I love the way the mountains change. How a few minutes can mean a totally different scene. I love the sounds of the forest – the rush of rain as it moves across the valley towards me, bird song and gibbon woops and the squirrels’ chattering indignation, the whoosh of hornbill wings like a steam train going up a hill. I love the way the mists mutes nature, sight and sound.
Fraser’s is over 1000m in altitude, and therefore a lovely cool place in the tropics. All these photos were taken from balcony of the apartment where I stay – thanks to the wonderful generosity of another friend.
Years ago, many decisions were made that came close to spoiling this idyllic hill resort – ruinous development plans such as an extravagant golf course and resort, now closed down because no one came. The people who appreciated the quiet and the nature were beginning to give the place a miss. With their ill-conceived actions, authorities halved the number of kilometres of walking trails, and their passion for slashing the forest edge away from roads and banks as much as possible increased the probability of landslips and decreased the probability of seeing wildlife such as birds.

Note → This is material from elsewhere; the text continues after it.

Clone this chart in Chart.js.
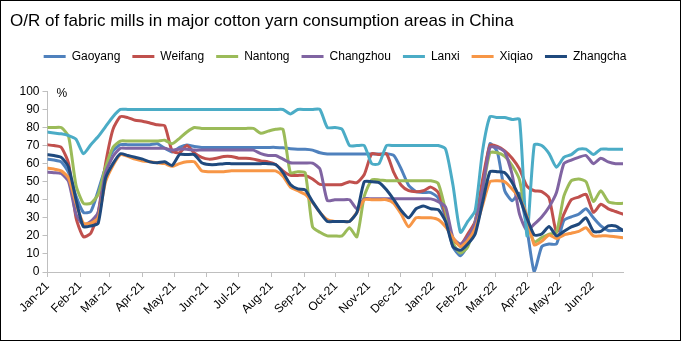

Birdwatchers still come though, even though it is more difficult to see birds, and the local authories managed to ensue that one of the world’s premier birdwatching accommodations, the famous Gap Resthouse, is pretty much abandoned. You have to have the persistence of a nagging fly, and a knowledge of the Malaysian language, and insider information to crack the code of how to book it – and then when you arrive you have to chase down the key holder like it was buried treasure because they totally ignore your booking and you starve to death because they don’t want to cook.
But the general public doesn’t go to Fraser’s. Too dull, the KLite says. Nothing to do. No shopping, lah. No internet cafes. No clubs. Few restaurants or stalls. No night life. No day life either, if it comes to that. What is there to do?
You see them sometimes, driving around in their cars with the radios on and the windows wound up, hooting every time they come to a corner.
So Fraser’s is tatty and rundown. Locals leave because there is no work.
It’s only an hour or two from the city. You’d think that people would come to recover from the the horrors of KL – from the traffic jams and noise pollution, dirty air and dust and construction, snatch thieves and carjackings and break ins.
Alas, they don’t. They don’t see what I see.